Over a decade later, Soul Eater’s cult status hasn’t faded. Longtime fans keep coming back for the chaotic battles, unforgettable characters, and that off-the-wall soundtrack. So why hasn’t this late 2000s legend received a proper remake? Simple: the original anime stopped short, diverged from the manga, and left a ton of powerful storylines on the table.

Soul Eater Gave the 2000s Its Wildest School for Supernatural Outcasts

Set at the Death Weapon Meister Academy (DWMA), the show follows students learning to wield literal living weapons; people who can transform into axes, scythes, and even guns. The cast is packed with quirky personalities: Maka Albarn and Soul “Eater” Evans lead the charge, backed by the unpredictable Black Star and his partner Tsubaki, plus perfection-obsessed Death the Kid and his trigger-happy allies, Liz and Patty.

The draw? Soul Eater throws style at you in every frame. The animation pulses with energy, and action scenes are feverish, sometimes downright chaotic, but that’s half the fun. Visuals drip with gothic flair, from the spooky moon in the sky to the wild designs on weapons and villains. The soundtrack drives the mayhem forward and stamps every scene with attitude.

Beneath the madness, the stakes run deeper than monster hunting. The story tackles themes of friendship, facing trauma, and confronting inner demons, literally and metaphorically. While you get nonstop supernatural throwdowns, you also get a look at how these students face their own flaws, fears, and moral dilemmas. It’s a series that connects with younger and older viewers alike, blending lighthearted moments with some very real darkness.

The Anime Ended Too Soon—And Anime-Only Fans Never Got the Full Story

If you stopped with the TV adaptation, you only got part of the journey. Soul Eater’s anime ran from 2008 to March 2009, but the manga by Atsushi Ohkubo kept going until 2013. Once the show caught up with the source material, the team whipped up an original ending that skipped and altered major storylines.

The result? Two completely different endings. The anime wraps up loose ends quickly, leaving big subplots out and putting a neat bow where the manga dives deeper. Many fans questioned how rushed those final episodes felt, wishing for more of the complexity, world-building, and character growth that Ohkubo’s manga delivered.

The manga’s version of Soul Eater not only fleshes out every character but also gives the story a satisfying, emotionally packed conclusion. Characters battle not just external threats but the madness and trauma lurking inside themselves; plotlines that deserved the full animated treatment. If you’re an anime fan who’s only seen the original, you never saw the real ending. You missed out on big reveals and emotional payoffs that the show couldn’t include.

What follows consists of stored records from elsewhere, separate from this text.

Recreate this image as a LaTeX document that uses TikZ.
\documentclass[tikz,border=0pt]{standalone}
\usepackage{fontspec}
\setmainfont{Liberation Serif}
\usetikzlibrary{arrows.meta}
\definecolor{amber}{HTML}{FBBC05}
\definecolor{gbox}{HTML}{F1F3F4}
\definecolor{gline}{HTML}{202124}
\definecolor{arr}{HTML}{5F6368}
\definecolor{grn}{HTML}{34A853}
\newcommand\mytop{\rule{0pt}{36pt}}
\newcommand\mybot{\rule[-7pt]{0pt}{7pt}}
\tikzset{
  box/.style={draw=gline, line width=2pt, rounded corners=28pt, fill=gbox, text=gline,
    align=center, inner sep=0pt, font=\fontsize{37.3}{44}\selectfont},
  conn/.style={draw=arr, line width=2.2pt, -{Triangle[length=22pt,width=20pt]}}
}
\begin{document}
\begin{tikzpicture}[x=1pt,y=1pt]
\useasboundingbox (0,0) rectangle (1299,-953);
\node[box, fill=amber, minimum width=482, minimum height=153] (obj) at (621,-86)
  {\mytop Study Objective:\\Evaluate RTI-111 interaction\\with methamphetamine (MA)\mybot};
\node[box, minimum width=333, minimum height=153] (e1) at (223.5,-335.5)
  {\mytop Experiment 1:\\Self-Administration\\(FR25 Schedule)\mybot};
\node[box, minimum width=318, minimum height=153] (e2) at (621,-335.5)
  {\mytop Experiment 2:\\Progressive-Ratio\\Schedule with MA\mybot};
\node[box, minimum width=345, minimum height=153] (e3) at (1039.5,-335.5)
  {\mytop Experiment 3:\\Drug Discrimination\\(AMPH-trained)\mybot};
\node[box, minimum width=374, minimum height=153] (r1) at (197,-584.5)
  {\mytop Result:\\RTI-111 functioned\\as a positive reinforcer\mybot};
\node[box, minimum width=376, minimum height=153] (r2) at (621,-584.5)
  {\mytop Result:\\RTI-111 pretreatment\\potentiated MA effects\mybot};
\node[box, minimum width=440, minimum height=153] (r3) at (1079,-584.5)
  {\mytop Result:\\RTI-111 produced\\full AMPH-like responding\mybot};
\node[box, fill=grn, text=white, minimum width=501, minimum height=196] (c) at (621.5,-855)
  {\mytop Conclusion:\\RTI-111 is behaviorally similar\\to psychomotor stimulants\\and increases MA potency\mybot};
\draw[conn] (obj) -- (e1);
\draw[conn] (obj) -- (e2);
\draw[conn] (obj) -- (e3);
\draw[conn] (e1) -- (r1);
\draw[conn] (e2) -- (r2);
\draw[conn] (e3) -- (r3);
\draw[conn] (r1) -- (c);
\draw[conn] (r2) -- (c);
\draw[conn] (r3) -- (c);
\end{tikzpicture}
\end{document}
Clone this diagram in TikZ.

Fans have long called for a revival. With anime’s global popularity at an all-time high and modern animation able to ramp up the style even further, Soul Eater is overdue for a remake, one that finally adapts the entire story as the creator intended.

It’s more than nostalgia talking: remaking Soul Eater would introduce its wild world to a new generation, reunite old fans, and secure the series’s place as a timeless classic. All the ingredients are there: a killer cast, daring visuals, and a story that deserves a proper conclusion. The only thing missing is the will to bring it back and do it right.

  • Original run: 2008–2009 (anime), manga ended in 2013
  • Director: Takuya Igarashi
  • Notable cast: Laura Bailey, Micah Solusod
  • Creator: Atsushi Ohkubo
  • Genres: Action, Adventure, Animation, Supernatural

Soul Eater showed the world what anime could be when it went for broke. Now, with a proper remake, the series could finally deliver the wild ride and satisfying ending that fans have waited years to see.